**Problem requirements:**
Set down the full listing exactly as given. Any pictures are to be left out.
# START OF Information shown
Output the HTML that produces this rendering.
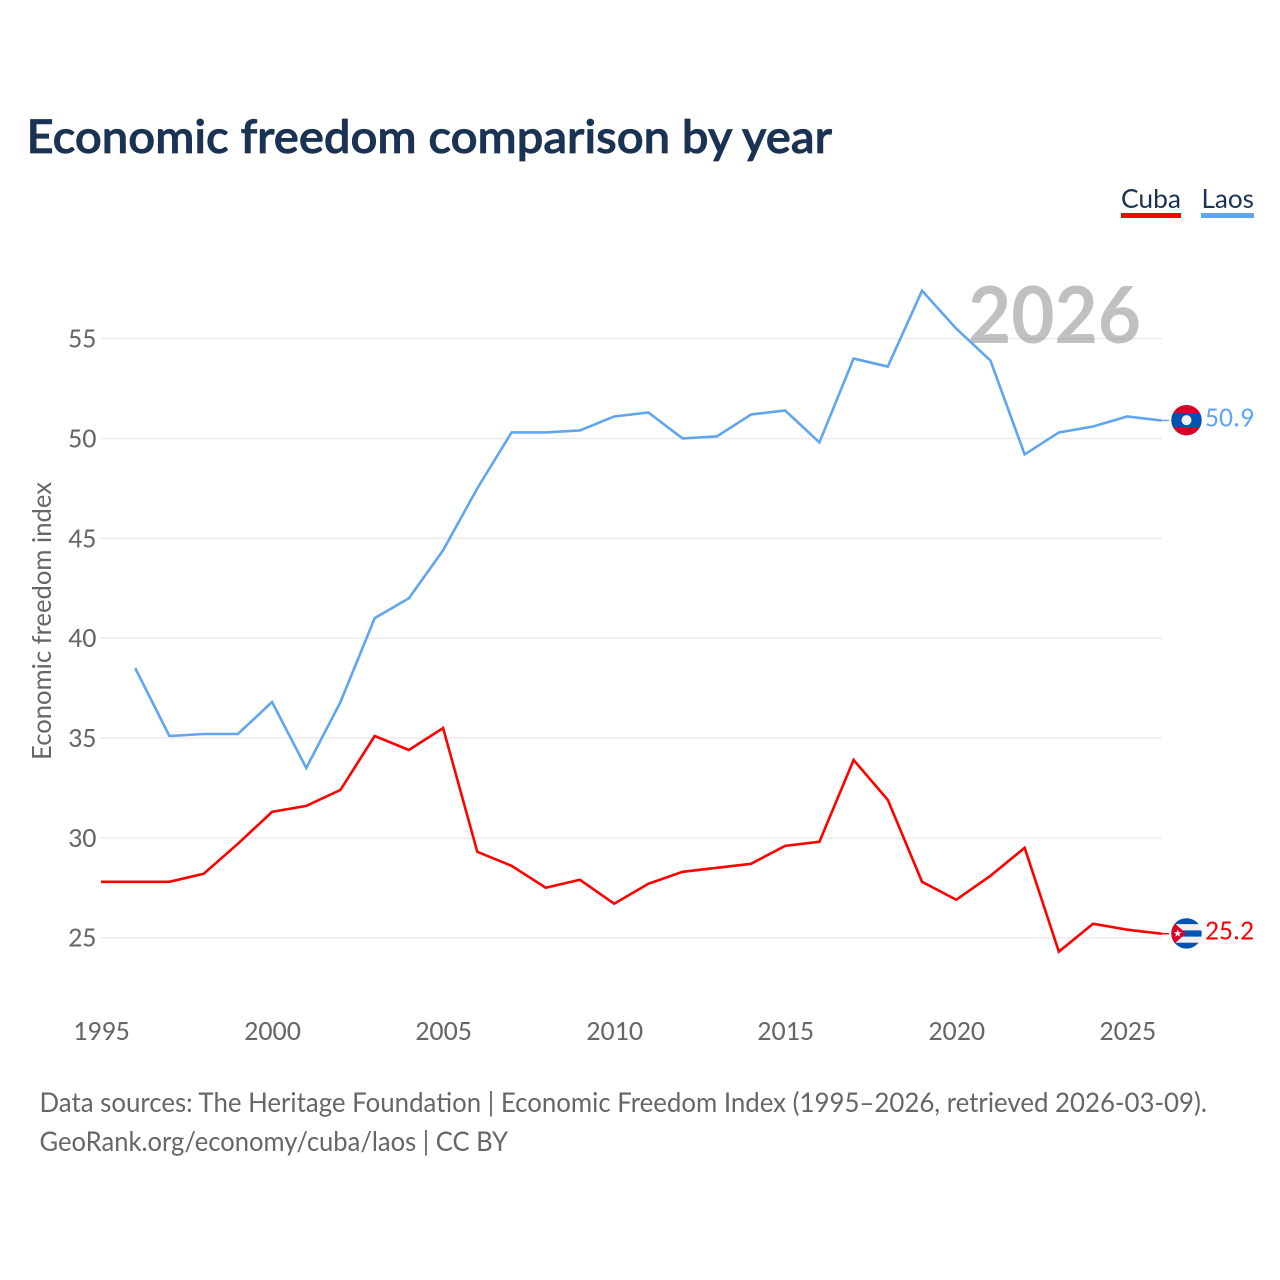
<!DOCTYPE html>
<html lang="en">
<head>
<meta charset="utf-8">
<title>Economic freedom comparison by year</title>
<style>
html,body{margin:0;padding:0;background:#fff}
svg{display:block}
text{font-family:"Carlito","Lato","Liberation Sans",sans-serif}
text.lato{font-family:"Lato","Carlito","Liberation Sans",sans-serif}
</style>
</head>
<body>
<svg id="chart" xmlns="http://www.w3.org/2000/svg" width="1280" height="1280" viewBox="0 0 1280 1280">
  <rect width="1280" height="1280" fill="#fff"/>
  <text class="lato" x="26.500" y="153" font-size="46.500" font-weight="600" fill="#1a3353" stroke="#1a3353" stroke-width="0.8" textLength="805.500" lengthAdjust="spacingAndGlyphs">Economic freedom comparison by year</text>

  <g>
    <text class="lato" x="1121" y="208" font-size="26" fill="#1a3353" textLength="60" lengthAdjust="spacingAndGlyphs">Cuba</text>
    <rect x="1121" y="213" width="60" height="5" fill="#ff0000"/>
  </g>
  <g>
    <text class="lato" x="1201.500" y="208" font-size="26" fill="#1a3353" textLength="52.500" lengthAdjust="spacingAndGlyphs">Laos</text>
    <rect x="1201" y="213" width="53" height="5" fill="#60a5ef"/>
  </g>

  <g id="grid"></g>
  <g id="yticks"></g>
  <g id="xticks"></g>
  <text class="lato" transform="translate(51,760) rotate(-90)" font-size="26" fill="#666" textLength="278" lengthAdjust="spacingAndGlyphs">Economic freedom index</text>

  <text class="lato" x="968" y="343" font-size="79" font-weight="700" fill="#999" fill-opacity="0.62" textLength="173" lengthAdjust="spacingAndGlyphs">2026</text>

  <g id="series"></g>

  <g id="flag-laos">
    <clipPath id="clip-laos"><circle cx="1186.500" cy="420.500" r="15.200"/></clipPath>
    <g clip-path="url(#clip-laos)">
      <rect x="1171" y="405" width="31" height="31" fill="#d80027"/>
      <rect x="1171" y="413.500" width="31" height="14" fill="#0052b4"/>
      <circle cx="1186.500" cy="420.500" r="5" fill="#f0f0f0"/>
    </g>
  </g>
  <g id="flag-cuba">
    <clipPath id="clip-cuba"><circle cx="1186.500" cy="933" r="15.200"/></clipPath>
    <g clip-path="url(#clip-cuba)">
      <rect x="1171" y="917.500" width="31" height="31" fill="#f0f0f0"/>
      <rect x="1171" y="917.500" width="31" height="6.200" fill="#0052b4"/>
      <rect x="1171" y="930" width="31" height="6.200" fill="#0052b4"/>
      <rect x="1171" y="942.300" width="31" height="6.200" fill="#0052b4"/>
      <polygon points="1168,917 1186,933 1168,949" fill="#d80027"/>
      <polygon points="1177.700,928.800 1178.700,931.700 1181.700,931.700 1179.300,933.500 1180.200,936.400 1177.700,934.700 1175.200,936.400 1176.100,933.500 1173.700,931.700 1176.700,931.700" fill="#f0f0f0"/>
    </g>
  </g>
  <text id="end-label-laos" x="1205" y="426" font-size="28" fill="#60a5ef" textLength="49" lengthAdjust="spacingAndGlyphs"></text>
  <text id="end-label-cuba" x="1205" y="939" font-size="28" fill="#ff0000" textLength="49" lengthAdjust="spacingAndGlyphs"></text>

  <text class="lato" x="39.500" y="1112" font-size="27" fill="#666" textLength="1167.500" lengthAdjust="spacingAndGlyphs">Data sources: The Heritage Foundation | Economic Freedom Index (1995–2026, retrieved 2026-03-09).</text>
  <text class="lato" x="39.500" y="1151" font-size="27" fill="#666" textLength="468.500" lengthAdjust="spacingAndGlyphs">GeoRank.org/economy/cuba/laos | CC BY</text>
</svg>
<script>
const years = [1995,1996,1997,1998,1999,2000,2001,2002,2003,2004,2005,2006,2007,2008,2009,2010,2011,2012,2013,2014,2015,2016,2017,2018,2019,2020,2021,2022,2023,2024,2025,2026];
const cubaValues = [27.8,27.8,27.8,28.2,29.7,31.3,31.6,32.4,35.1,34.4,35.5,29.3,28.6,27.5,27.9,26.7,27.7,28.3,28.5,28.7,29.6,29.8,33.9,31.9,27.8,26.9,28.1,29.5,24.3,25.7,25.4,25.2];
const laosValues = [null,38.5,35.1,35.2,35.2,36.8,33.5,36.8,41.0,42.0,44.4,47.5,50.3,50.3,50.4,51.1,51.3,50.0,50.1,51.2,51.4,49.8,54.0,53.6,57.4,55.5,53.9,49.2,50.3,50.6,51.1,50.9];
const yTickValues = [25,30,35,40,45,50,55];
const xTickValues = [1995,2000,2005,2010,2015,2020,2025];

const NS = 'http://www.w3.org/2000/svg';
function xScale(year){ return 101 + (year - 1995) * (1161.500 - 101) / 31; }
function yScale(value){ return 937.700 - (value - 25) * 19.97; }
function make(tag, attrs, parent){
  const el = document.createElementNS(NS, tag);
  for (const k in attrs) el.setAttribute(k, attrs[k]);
  parent.appendChild(el);
  return el;
}

const grid = document.getElementById('grid');
const yticks = document.getElementById('yticks');
const xticks = document.getElementById('xticks');
const series = document.getElementById('series');

yTickValues.forEach(function(v){
  const line = make('line', {x1:101, x2:1162, y1:yScale(v), y2:yScale(v), stroke:'#ebebeb', 'stroke-width':1.5}, grid);
  
  
  const t = make('text', {x:96.500, y:yScale(v) + 9, 'text-anchor':'end', 'font-size':28, fill:'#666'}, yticks);
  
  
  t.textContent = v;
});

xTickValues.forEach(function(y){
  const t = make('text', {x:xScale(y) + 0.500, y:1040, 'text-anchor':'middle', 'font-size':28, fill:'#666'}, xticks);
  
  
  t.textContent = y;
});

function drawSeries(values, color, name){
  let d = '';
  values.forEach(function(v, i){
    if (v === null) return;
    d += (d ? 'L' : 'M') + xScale(years[i]).toFixed(2) + ',' + yScale(v).toFixed(2);
  });
  const path = make('path', {d:d, fill:'none', stroke:color, 'stroke-width':2.6, 'stroke-linejoin':'miter'}, series);
  
  
  const last = values[values.length - 1];
  const link = make('line', {x1:xScale(years[years.length - 1]), x2:1169, y1:yScale(last), y2:yScale(last), stroke:color, 'stroke-width':1.5}, series);
  
  
  document.getElementById('end-label-' + name).textContent = last.toFixed(1);
  document.getElementById('end-label-' + name).setAttribute('y', yScale(last) + 6);
  const flag = document.getElementById('flag-' + name);
  flag.setAttribute('transform', 'translate(0,' + (yScale(last) - 0.3 - (name === 'cuba' ? 933 : 420.5)).toFixed(2) + ')');
}
drawSeries(laosValues, '#60a5ef', 'laos');
drawSeries(cubaValues, '#ff0000', 'cuba');
</script>
</body>
</html>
# END OF Information shown
**Worked solution:**
Output the HTML that produces this rendering.
<!DOCTYPE html>
<html lang="en">
<head>
<meta charset="utf-8">
<title>Economic freedom comparison by year</title>
<style>
html,body{margin:0;padding:0;background:#fff}
svg{display:block}
text{font-family:"Carlito","Lato","Liberation Sans",sans-serif}
text.lato{font-family:"Lato","Carlito","Liberation Sans",sans-serif}
</style>
</head>
<body>
<svg id="chart" xmlns="http://www.w3.org/2000/svg" width="1280" height="1280" viewBox="0 0 1280 1280">
  <rect width="1280" height="1280" fill="#fff"/>
  <text class="lato" x="26.500" y="153" font-size="46.500" font-weight="600" fill="#1a3353" stroke="#1a3353" stroke-width="0.8" textLength="805.500" lengthAdjust="spacingAndGlyphs">Economic freedom comparison by year</text>

  <g>
    <text class="lato" x="1121" y="208" font-size="26" fill="#1a3353" textLength="60" lengthAdjust="spacingAndGlyphs">Cuba</text>
    <rect x="1121" y="213" width="60" height="5" fill="#ff0000"/>
  </g>
  <g>
    <text class="lato" x="1201.500" y="208" font-size="26" fill="#1a3353" textLength="52.500" lengthAdjust="spacingAndGlyphs">Laos</text>
    <rect x="1201" y="213" width="53" height="5" fill="#60a5ef"/>
  </g>

  <g id="grid"></g>
  <g id="yticks"></g>
  <g id="xticks"></g>
  <text class="lato" transform="translate(51,760) rotate(-90)" font-size="26" fill="#666" textLength="278" lengthAdjust="spacingAndGlyphs">Economic freedom index</text>

  <text class="lato" x="968" y="343" font-size="79" font-weight="700" fill="#999" fill-opacity="0.62" textLength="173" lengthAdjust="spacingAndGlyphs">2026</text>

  <g id="series"></g>

  <g id="flag-laos">
    <clipPath id="clip-laos"><circle cx="1186.500" cy="420.500" r="15.200"/></clipPath>
    <g clip-path="url(#clip-laos)">
      <rect x="1171" y="405" width="31" height="31" fill="#d80027"/>
      <rect x="1171" y="413.500" width="31" height="14" fill="#0052b4"/>
      <circle cx="1186.500" cy="420.500" r="5" fill="#f0f0f0"/>
    </g>
  </g>
  <g id="flag-cuba">
    <clipPath id="clip-cuba"><circle cx="1186.500" cy="933" r="15.200"/></clipPath>
    <g clip-path="url(#clip-cuba)">
      <rect x="1171" y="917.500" width="31" height="31" fill="#f0f0f0"/>
      <rect x="1171" y="917.500" width="31" height="6.200" fill="#0052b4"/>
      <rect x="1171" y="930" width="31" height="6.200" fill="#0052b4"/>
      <rect x="1171" y="942.300" width="31" height="6.200" fill="#0052b4"/>
      <polygon points="1168,917 1186,933 1168,949" fill="#d80027"/>
      <polygon points="1177.700,928.800 1178.700,931.700 1181.700,931.700 1179.300,933.500 1180.200,936.400 1177.700,934.700 1175.200,936.400 1176.100,933.500 1173.700,931.700 1176.700,931.700" fill="#f0f0f0"/>
    </g>
  </g>
  <text id="end-label-laos" x="1205" y="426" font-size="28" fill="#60a5ef" textLength="49" lengthAdjust="spacingAndGlyphs"></text>
  <text id="end-label-cuba" x="1205" y="939" font-size="28" fill="#ff0000" textLength="49" lengthAdjust="spacingAndGlyphs"></text>

  <text class="lato" x="39.500" y="1112" font-size="27" fill="#666" textLength="1167.500" lengthAdjust="spacingAndGlyphs">Data sources: The Heritage Foundation | Economic Freedom Index (1995–2026, retrieved 2026-03-09).</text>
  <text class="lato" x="39.500" y="1151" font-size="27" fill="#666" textLength="468.500" lengthAdjust="spacingAndGlyphs">GeoRank.org/economy/cuba/laos | CC BY</text>
</svg>
<script>
const years = [1995,1996,1997,1998,1999,2000,2001,2002,2003,2004,2005,2006,2007,2008,2009,2010,2011,2012,2013,2014,2015,2016,2017,2018,2019,2020,2021,2022,2023,2024,2025,2026];
const cubaValues = [27.8,27.8,27.8,28.2,29.7,31.3,31.6,32.4,35.1,34.4,35.5,29.3,28.6,27.5,27.9,26.7,27.7,28.3,28.5,28.7,29.6,29.8,33.9,31.9,27.8,26.9,28.1,29.5,24.3,25.7,25.4,25.2];
const laosValues = [null,38.5,35.1,35.2,35.2,36.8,33.5,36.8,41.0,42.0,44.4,47.5,50.3,50.3,50.4,51.1,51.3,50.0,50.1,51.2,51.4,49.8,54.0,53.6,57.4,55.5,53.9,49.2,50.3,50.6,51.1,50.9];
const yTickValues = [25,30,35,40,45,50,55];
const xTickValues = [1995,2000,2005,2010,2015,2020,2025];

const NS = 'http://www.w3.org/2000/svg';
function xScale(year){ return 101 + (year - 1995) * (1161.500 - 101) / 31; }
function yScale(value){ return 937.700 - (value - 25) * 19.97; }
function make(tag, attrs, parent){
  const el = document.createElementNS(NS, tag);
  for (const k in attrs) el.setAttribute(k, attrs[k]);
  parent.appendChild(el);
  return el;
}

const grid = document.getElementById('grid');
const yticks = document.getElementById('yticks');
const xticks = document.getElementById('xticks');
const series = document.getElementById('series');

yTickValues.forEach(function(v){
  const line = make('line', {x1:101, x2:1162, y1:yScale(v), y2:yScale(v), stroke:'#ebebeb', 'stroke-width':1.5}, grid);
  
  
  const t = make('text', {x:96.500, y:yScale(v) + 9, 'text-anchor':'end', 'font-size':28, fill:'#666'}, yticks);
  
  
  t.textContent = v;
});

xTickValues.forEach(function(y){
  const t = make('text', {x:xScale(y) + 0.500, y:1040, 'text-anchor':'middle', 'font-size':28, fill:'#666'}, xticks);
  
  
  t.textContent = y;
});

function drawSeries(values, color, name){
  let d = '';
  values.forEach(function(v, i){
    if (v === null) return;
    d += (d ? 'L' : 'M') + xScale(years[i]).toFixed(2) + ',' + yScale(v).toFixed(2);
  });
  const path = make('path', {d:d, fill:'none', stroke:color, 'stroke-width':2.6, 'stroke-linejoin':'miter'}, series);
  
  
  const last = values[values.length - 1];
  const link = make('line', {x1:xScale(years[years.length - 1]), x2:1169, y1:yScale(last), y2:yScale(last), stroke:color, 'stroke-width':1.5}, series);
  
  
  document.getElementById('end-label-' + name).textContent = last.toFixed(1);
  document.getElementById('end-label-' + name).setAttribute('y', yScale(last) + 6);
  const flag = document.getElementById('flag-' + name);
  flag.setAttribute('transform', 'translate(0,' + (yScale(last) - 0.3 - (name === 'cuba' ? 933 : 420.5)).toFixed(2) + ')');
}
drawSeries(laosValues, '#60a5ef', 'laos');
drawSeries(cubaValues, '#ff0000', 'cuba');
</script>
</body>
</html>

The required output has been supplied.